# Written request:
Exclude the pictures and reproduce the remaining data exactly as written.
========
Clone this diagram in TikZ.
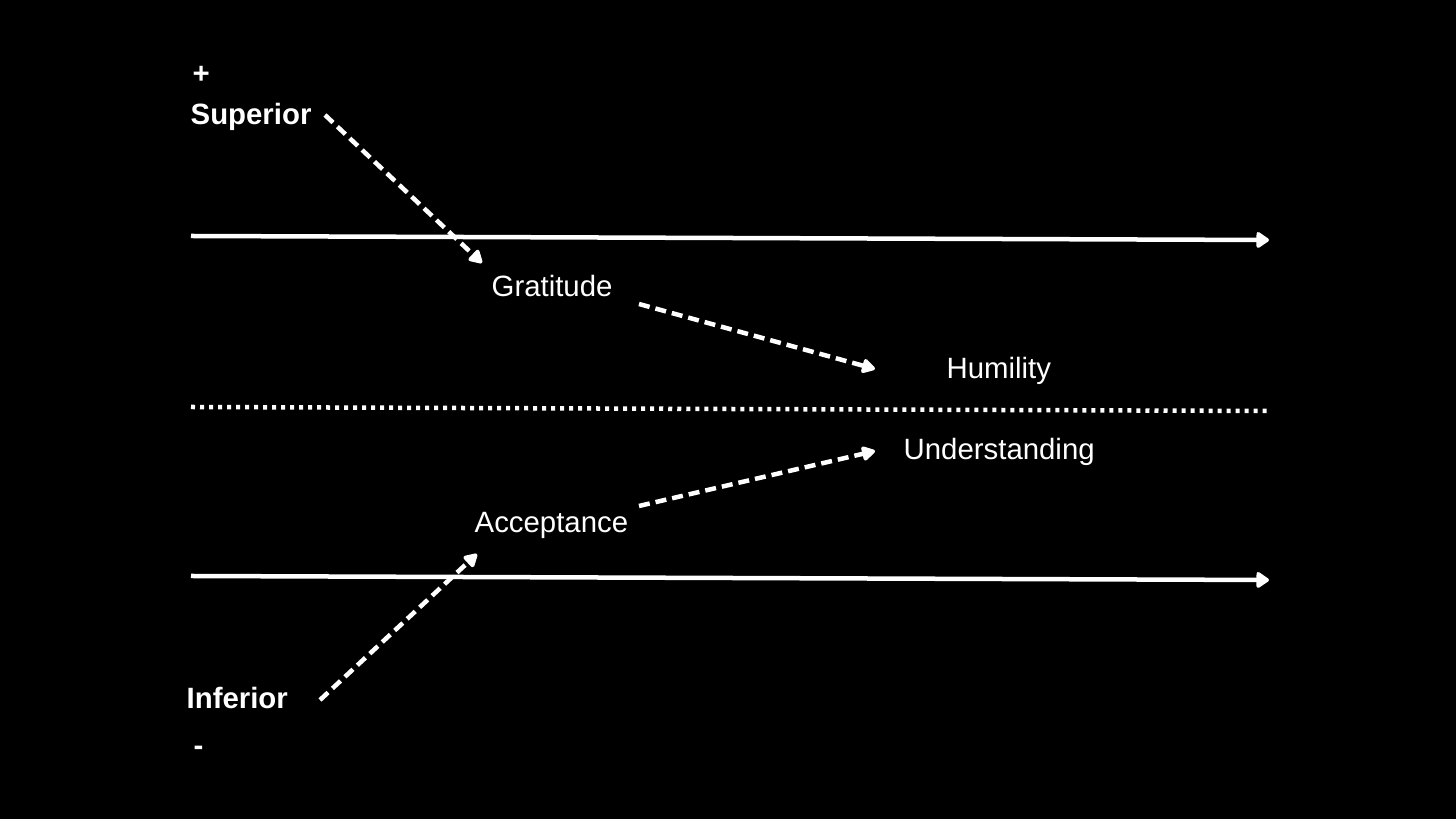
\documentclass[tikz,border=0pt]{standalone}
\usepackage{fontspec}
\setmainfont{Liberation Sans}
\usetikzlibrary{arrows.meta}

\begin{document}
\begin{tikzpicture}[x=0.01cm, y=-0.01cm,
  lbl/.style={anchor=base west, inner sep=0pt, text=white, font=\fontsize{8.35}{10}\selectfont},
  bold/.style={lbl, font=\fontsize{8.35}{10}\selectfont\bfseries},
  axis/.style={white, line width=0.045cm, -{Triangle[length=0.14cm, width=0.18cm, round]}},
  midline/.style={white, line width=0.045cm, dash pattern=on 0.04cm off 0.05cm},
  dasharrow/.style={white, line width=0.045cm, dash pattern=on 0.11cm off 0.06cm, -{Triangle[length=0.15cm, width=0.16cm, round]}}]
    \fill[black] (0,0) rectangle (1456,819);
    % labels
    \node[bold] (plus) at (192,84) {+};
    \node[bold] (sup) at (190,125) {Superior};
    \node[lbl] (grat) at (491,297) {Gratitude};
    \node[lbl] (hum) at (946,379) {Humility};
    \node[lbl] (und) at (903,460) {Understanding};
    \node[lbl] (acc) at (474,533) {Acceptance};
    \node[bold] (inf) at (186,709) {Inferior};
    \node[bold] (minus) at (193,756) {-};
    % line ends
    \coordinate (top0) at (191,236);
    \coordinate (top1) at (1269,240);
    \coordinate (mid0) at (191,407);
    \coordinate (mid1) at (1268,411);
    \coordinate (bot0) at (191,576);
    \coordinate (bot1) at (1269,580);
    \coordinate (supout) at (325,115);
    \coordinate (gratin) at (482,263);
    \coordinate (gratout) at (639,304);
    \coordinate (humin) at (875,369);
    \coordinate (infout) at (320,700);
    \coordinate (accin) at (477,554);
    \coordinate (accout) at (639,506);
    \coordinate (undin) at (875,451);
    \draw[axis] (top0) -- (top1);
    \draw[midline] (mid0) -- (mid1);
    \draw[axis] (bot0) -- (bot1);
    \draw[dasharrow] (supout) -- (gratin);
    \draw[dasharrow] (gratout) -- (humin);
    \draw[dasharrow] (infout) -- (accin);
    \draw[dasharrow] (accout) -- (undin);
\end{tikzpicture}
\end{document}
========
# Solved problem:
Clone this diagram in TikZ.
\documentclass[tikz,border=0pt]{standalone}
\usepackage{fontspec}
\setmainfont{Liberation Sans}
\usetikzlibrary{arrows.meta}

\begin{document}
\begin{tikzpicture}[x=0.01cm, y=-0.01cm,
  lbl/.style={anchor=base west, inner sep=0pt, text=white, font=\fontsize{8.35}{10}\selectfont},
  bold/.style={lbl, font=\fontsize{8.35}{10}\selectfont\bfseries},
  axis/.style={white, line width=0.045cm, -{Triangle[length=0.14cm, width=0.18cm, round]}},
  midline/.style={white, line width=0.045cm, dash pattern=on 0.04cm off 0.05cm},
  dasharrow/.style={white, line width=0.045cm, dash pattern=on 0.11cm off 0.06cm, -{Triangle[length=0.15cm, width=0.16cm, round]}}]
    \fill[black] (0,0) rectangle (1456,819);
    % labels
    \node[bold] (plus) at (192,84) {+};
    \node[bold] (sup) at (190,125) {Superior};
    \node[lbl] (grat) at (491,297) {Gratitude};
    \node[lbl] (hum) at (946,379) {Humility};
    \node[lbl] (und) at (903,460) {Understanding};
    \node[lbl] (acc) at (474,533) {Acceptance};
    \node[bold] (inf) at (186,709) {Inferior};
    \node[bold] (minus) at (193,756) {-};
    % line ends
    \coordinate (top0) at (191,236);
    \coordinate (top1) at (1269,240);
    \coordinate (mid0) at (191,407);
    \coordinate (mid1) at (1268,411);
    \coordinate (bot0) at (191,576);
    \coordinate (bot1) at (1269,580);
    \coordinate (supout) at (325,115);
    \coordinate (gratin) at (482,263);
    \coordinate (gratout) at (639,304);
    \coordinate (humin) at (875,369);
    \coordinate (infout) at (320,700);
    \coordinate (accin) at (477,554);
    \coordinate (accout) at (639,506);
    \coordinate (undin) at (875,451);
    \draw[axis] (top0) -- (top1);
    \draw[midline] (mid0) -- (mid1);
    \draw[axis] (bot0) -- (bot1);
    \draw[dasharrow] (supout) -- (gratin);
    \draw[dasharrow] (gratout) -- (humin);
    \draw[dasharrow] (infout) -- (accin);
    \draw[dasharrow] (accout) -- (undin);
\end{tikzpicture}
\end{document}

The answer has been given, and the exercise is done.